The locusts are nymphs, they will grow much larger. Keep them warm and well ventilated. Do NOT feed them salat, especially not iceberg. The nutritional value is 0, besides it being filled with insectizide residues. Feed them "wheat-grass" and give them som wheat-bran in a small bowl. You can use grass from your garden, but then your locusts most likely will get a worm-infestation.
There are plenty of homepages with a lot more info out there.
Best
Flemming Andersen


----------



## Vicky Rut (Apr 28, 2006)

crap!
I feed them Iceberg :shock:
But it is organic grown so I hope it hasn't hurt them,
just very little nutricion...
I'll fix that, so maby they won't all die...

I was going on some pages about grasshoppers
so I fed them some home made mix of dryed goods,
they havn't touched it...

Thanks alot Mr. Andersen 
I'll try and read more, 



Huggles
Vicky


----------



## Springhalen (Dec 30, 2005)

Hello again,
Just checked Google for info on rearing locusts and basically nada showed up. Its strange, in Europe these guys are the main diet for most insectivores, but I guess the FDA, doesn't want a plague og locusts over Southern USA.
The best homepages are in German.... But here is a reasonable one in English:
http://www.meades.org/locusts/locusts.html
Best,
Flemming


----------



## KeroKero (Jun 13, 2004)

Locusts need it very hot... up around 90F (sorry, don't know the C for that), and information on culturing them can be found in 'Live Food - Professional Breeders Series' by by Frank BRUSE, Michael MEYER, Wolfgang SCHMIDT (locusts are on the cover) and the care and breeding for the other two, which are also common across the pond, should be in there as well. Locusts - basically hot and need lots of wheat grass as mentioned before. The "small crickets" are the same as house crickets that we use here, and their care is the same as the "cricket caresheets" you'd find around this website. The other species (black) is not cultured in the US as a main food source, but you could probibly hit up the UK dendro site for information on culturing all three species.... http://www. dendroworld.co.uk as they have access and breed all of them.


----------



## defaced (May 23, 2005)

90F ~= 32C.


----------



## Vicky Rut (Apr 28, 2006)

Wow that is warm :shock:
I only have 3 rather large locusts left, hope it is enough, found
some wheatgrass to feed, so hopefully they will be okay...

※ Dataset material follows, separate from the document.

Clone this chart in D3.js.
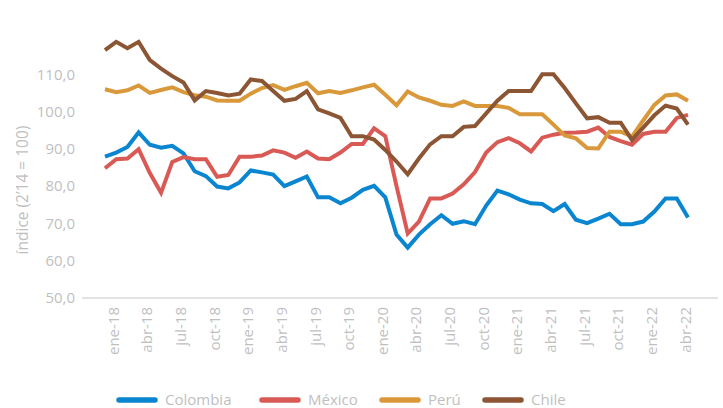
<!DOCTYPE html>
<meta charset="utf-8">
<script src="https://d3js.org/d3.v7.min.js"></script>
<style>
body { margin: 0; background: #fff; }
text { font-family: "Open Sans", sans-serif; fill: #bfbfbf; }
.axis text { font-size: 15px; }
.legend text { font-size: 15px; }
</style>
<svg width="723" height="408"></svg>
<script>

// month names for the category axis
var monthNames = ["ene", "feb", "mar", "abr", "may", "jun", "jul", "ago", "sep", "oct", "nov", "dic"];
var months = [];
[18, 19, 20, 21, 22].forEach(function(yy) {
  monthNames.forEach(function(m, i) {
    if (yy == 22 && i > 4) return;
    months.push(m + "-" + yy);
  });
});

var tickLabels = ["ene-18", "abr-18", "jul-18", "oct-18", "ene-19", "abr-19", "jul-19", "oct-19",
  "ene-20", "abr-20", "jul-20", "oct-20", "ene-21", "abr-21", "jul-21", "oct-21", "ene-22", "abr-22"];
var yTicks = [50, 60, 70, 80, 90, 100, 110];

var colombia = [87.9, 89, 90.5, 94.4, 91.1, 90.3, 90.8, 88.8, 84, 82.7, 79.9, 79.4, 81, 84.2, 83.7, 83.1, 80, 81.3,
  82.6, 77, 77, 75.4, 76.9, 79, 80.1, 77, 67, 63.5, 67, 69.8, 72.2, 69.9, 70.6, 69.8, 74.8, 78.8,
  77.8, 76.4, 75.4, 75.2, 73.3, 75.2, 71, 70.1, 71.3, 72.6, 69.8, 69.8, 70.5, 73.2, 76.7, 76.7, 71.6];
var mexico = [84.8, 87.2, 87.4, 89.9, 83.5, 78.2, 86.5, 87.8, 87.2, 87.2, 82.5, 83, 87.9, 87.9, 88.2, 89.6, 89, 87.6,
  89.3, 87.4, 87.2, 89, 91.3, 91.3, 95.5, 93.4, 80, 67.3, 70.5, 76.7, 76.7, 78, 80.5, 83.8, 89, 91.8,
  92.9, 91.5, 89.3, 93, 93.8, 94.3, 94.4, 94.6, 95.7, 93.2, 92.1, 91.1, 94, 94.6, 94.6, 98.3, 99.1];
var peru = [106, 105.2, 105.7, 107, 105, 105.8, 106.5, 105.2, 104.4, 104, 103, 102.9, 102.9, 104.8, 106.3, 107.1, 105.8, 106.8,
  107.7, 104.9, 105.5, 105, 105.7, 106.5, 107.2, 104.5, 101.7, 105.4, 103.8, 102.9, 101.8, 101.5, 102.7, 101.5, 101.5, 101.5,
  101, 99.3, 99.3, 99.3, 96.5, 93.6, 92.8, 90.2, 90.1, 94.6, 94.6, 93.3, 97.6, 101.8, 104.3, 104.6, 102.9];
var chile = [116.5, 118.7, 117, 118.7, 113.8, 111.5, 109.5, 107.8, 103, 105.5, 105, 104.3, 104.8, 108.6, 108.2, 105.5, 102.9, 103.4,
  105.5, 100.6, 99.5, 98.3, 93.4, 93.4, 92.5, 89.7, 86.6, 83.2, 87.4, 91.2, 93.4, 93.4, 95.9, 96.1, 99.5, 102.9,
  105.5, 105.5, 105.5, 110, 110, 106.3, 102.2, 98.2, 98.5, 97, 97, 92.4, 95.7, 99, 101.6, 100.8, 96.5];

var seriesNames = ["Colombia", "México", "Perú", "Chile"];
var seriesValues = [colombia, mexico, peru, chile];
var seriesColors = ["#0a86d0", "#d95a55", "#d9993a", "#8c5634"];

var svg = d3.select("svg");

var x = d3.scalePoint()
    .domain(months)
    .range([105, 688]);
var y = d3.scaleLinear()
    .domain([50, 120])
    .range([298, 37]);

var fmt = d3.formatLocale({decimal: ",", thousands: ".", grouping: [3], currency: ["", ""]}).format(".1f");

// y axis (labels only)
var yAxis = svg.append("g")
    .attr("class", "axis")
    .attr("transform", "translate(82,0)")
    .call(d3.axisLeft(y).tickValues(yTicks).tickSize(0).tickPadding(7).tickFormat(fmt));
yAxis.select(".domain").remove();
yAxis.selectAll("text").attr("fill", "#bfbfbf");

// baseline
svg.append("line")
    .attr("x1", 82).attr("x2", 718)
    .attr("y1", y(50)).attr("y2", y(50))
    .attr("stroke", "#d9d9d9")
    .attr("stroke-width", 1.3);

// x axis, rotated labels
var xAxis = svg.append("g")
    .attr("class", "axis")
    .attr("transform", "translate(0," + y(50) + ")")
    .call(d3.axisBottom(x).tickValues(tickLabels).tickSize(0));
xAxis.select(".domain").remove();
xAxis.selectAll("text")
    .attr("fill", "#bfbfbf")
    .attr("transform", "rotate(-90)")
    .attr("x", -9)
    .attr("y", 8)
    .attr("dy", "0.35em")
    .style("text-anchor", "end");

// y axis title
svg.append("text")
    .attr("transform", "translate(23,190) rotate(-90)")
    .attr("dy", "0.35em")
    .style("text-anchor", "middle")
    .style("font-size", "15.5px")
    .text("índice (2’14 = 100)");

// lines
var line = d3.line()
    .x(function(d, i) { return x(months[i]); })
    .y(function(d) { return y(d); });

svg.selectAll(".series")
    .data(seriesValues)
    .enter().append("path")
      .attr("class", "series")
      .attr("d", line)
      .attr("fill", "none")
      .attr("stroke", function(d, i) { return seriesColors[i]; })
      .attr("stroke-width", 4)
      .attr("stroke-linejoin", "miter");

// legend
var legendX = [117, 260, 380, 483];
var legend = svg.selectAll(".legend")
    .data(seriesNames)
    .enter().append("g")
      .attr("class", "legend")
      .attr("transform", function(d, i) { return "translate(" + legendX[i] + ",400)"; });

legend.append("line")
    .attr("x1", 2).attr("x2", 38)
    .attr("stroke", function(d, i) { return seriesColors[i]; })
    .attr("stroke-width", 5.5)
    .attr("stroke-linecap", "round");

legend.append("text")
    .attr("x", 48)
    .attr("dy", "0.35em")
    .text(function(d) { return d; });

</script>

I did indeed use the US caresheets on the crickets and I have lods
more now of the housecricket (thanks KK), the black cricket started
''singing'' today so I hope something is happening with them,
I'll look it up on Dendroworld though, thankx for the tip, didn't
think of looking there since I've come so accustom to this board 

Thanks for the link Flemming 
I'll check it out! 

Huggles!
Vicky


----------